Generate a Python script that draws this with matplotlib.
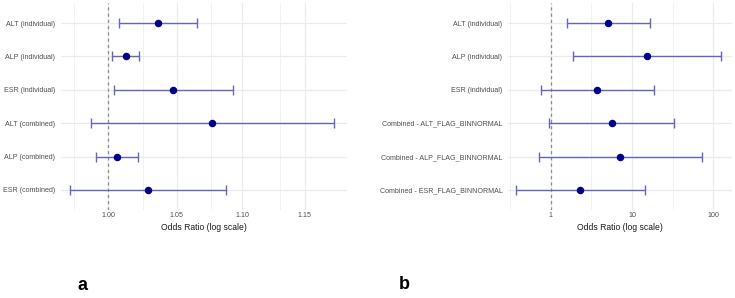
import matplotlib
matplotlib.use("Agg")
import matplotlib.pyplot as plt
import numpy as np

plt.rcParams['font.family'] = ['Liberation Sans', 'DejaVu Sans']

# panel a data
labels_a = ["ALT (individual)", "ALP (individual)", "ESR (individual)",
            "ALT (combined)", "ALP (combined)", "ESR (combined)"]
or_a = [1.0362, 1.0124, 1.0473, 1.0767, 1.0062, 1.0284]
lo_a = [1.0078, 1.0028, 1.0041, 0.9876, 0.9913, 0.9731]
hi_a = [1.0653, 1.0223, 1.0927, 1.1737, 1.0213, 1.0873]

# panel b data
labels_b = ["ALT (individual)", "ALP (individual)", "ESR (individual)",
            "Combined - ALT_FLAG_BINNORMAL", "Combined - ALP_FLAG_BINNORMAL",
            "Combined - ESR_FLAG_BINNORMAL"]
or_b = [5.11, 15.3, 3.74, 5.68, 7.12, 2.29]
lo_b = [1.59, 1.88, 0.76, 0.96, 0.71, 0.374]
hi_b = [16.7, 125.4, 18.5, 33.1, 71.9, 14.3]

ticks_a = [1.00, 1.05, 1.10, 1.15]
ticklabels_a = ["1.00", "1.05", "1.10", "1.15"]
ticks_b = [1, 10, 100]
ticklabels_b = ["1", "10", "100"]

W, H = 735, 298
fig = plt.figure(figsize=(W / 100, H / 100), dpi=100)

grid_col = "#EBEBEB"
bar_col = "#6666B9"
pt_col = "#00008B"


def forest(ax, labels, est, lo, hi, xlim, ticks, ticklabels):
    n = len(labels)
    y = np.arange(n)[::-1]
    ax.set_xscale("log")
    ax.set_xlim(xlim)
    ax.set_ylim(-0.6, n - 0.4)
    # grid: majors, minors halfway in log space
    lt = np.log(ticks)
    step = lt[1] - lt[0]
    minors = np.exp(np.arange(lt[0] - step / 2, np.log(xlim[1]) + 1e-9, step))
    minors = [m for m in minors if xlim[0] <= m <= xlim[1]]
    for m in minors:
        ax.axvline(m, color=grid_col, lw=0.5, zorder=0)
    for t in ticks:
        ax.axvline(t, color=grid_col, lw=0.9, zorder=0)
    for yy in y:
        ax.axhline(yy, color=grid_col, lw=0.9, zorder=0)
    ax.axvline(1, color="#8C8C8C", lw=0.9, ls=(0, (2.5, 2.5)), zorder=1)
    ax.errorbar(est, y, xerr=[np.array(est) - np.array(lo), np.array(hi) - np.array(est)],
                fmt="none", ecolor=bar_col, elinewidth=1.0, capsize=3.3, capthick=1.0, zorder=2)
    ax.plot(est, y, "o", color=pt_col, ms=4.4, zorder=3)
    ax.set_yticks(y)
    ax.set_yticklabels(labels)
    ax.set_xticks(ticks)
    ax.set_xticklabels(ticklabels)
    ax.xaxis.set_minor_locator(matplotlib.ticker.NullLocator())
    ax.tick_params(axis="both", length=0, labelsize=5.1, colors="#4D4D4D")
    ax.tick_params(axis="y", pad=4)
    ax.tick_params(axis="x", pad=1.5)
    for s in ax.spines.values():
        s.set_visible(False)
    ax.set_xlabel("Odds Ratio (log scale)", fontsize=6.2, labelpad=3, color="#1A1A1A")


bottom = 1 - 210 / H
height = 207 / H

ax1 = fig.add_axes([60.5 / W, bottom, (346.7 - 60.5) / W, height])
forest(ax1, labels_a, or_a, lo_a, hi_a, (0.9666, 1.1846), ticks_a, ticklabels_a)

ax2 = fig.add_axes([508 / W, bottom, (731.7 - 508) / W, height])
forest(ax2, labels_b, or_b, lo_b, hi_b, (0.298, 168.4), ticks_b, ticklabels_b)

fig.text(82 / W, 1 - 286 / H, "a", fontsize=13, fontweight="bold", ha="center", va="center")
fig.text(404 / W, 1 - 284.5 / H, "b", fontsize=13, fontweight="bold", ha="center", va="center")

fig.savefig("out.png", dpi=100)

Aim of the task >> Skip the pictures, please, and transcribe only the lines from the beginning of the material through the one that contains "hi_b = [16.7, 125.4, 18.5, 33.1, 71.9, 14.3]".

Correct answer >>
Generate a Python script that draws this with matplotlib.
import matplotlib
matplotlib.use("Agg")
import matplotlib.pyplot as plt
import numpy as np

plt.rcParams['font.family'] = ['Liberation Sans', 'DejaVu Sans']

# panel a data
labels_a = ["ALT (individual)", "ALP (individual)", "ESR (individual)",
            "ALT (combined)", "ALP (combined)", "ESR (combined)"]
or_a = [1.0362, 1.0124, 1.0473, 1.0767, 1.0062, 1.0284]
lo_a = [1.0078, 1.0028, 1.0041, 0.9876, 0.9913, 0.9731]
hi_a = [1.0653, 1.0223, 1.0927, 1.1737, 1.0213, 1.0873]

# panel b data
labels_b = ["ALT (individual)", "ALP (individual)", "ESR (individual)",
            "Combined - ALT_FLAG_BINNORMAL", "Combined - ALP_FLAG_BINNORMAL",
            "Combined - ESR_FLAG_BINNORMAL"]
or_b = [5.11, 15.3, 3.74, 5.68, 7.12, 2.29]
lo_b = [1.59, 1.88, 0.76, 0.96, 0.71, 0.374]
hi_b = [16.7, 125.4, 18.5, 33.1, 71.9, 14.3]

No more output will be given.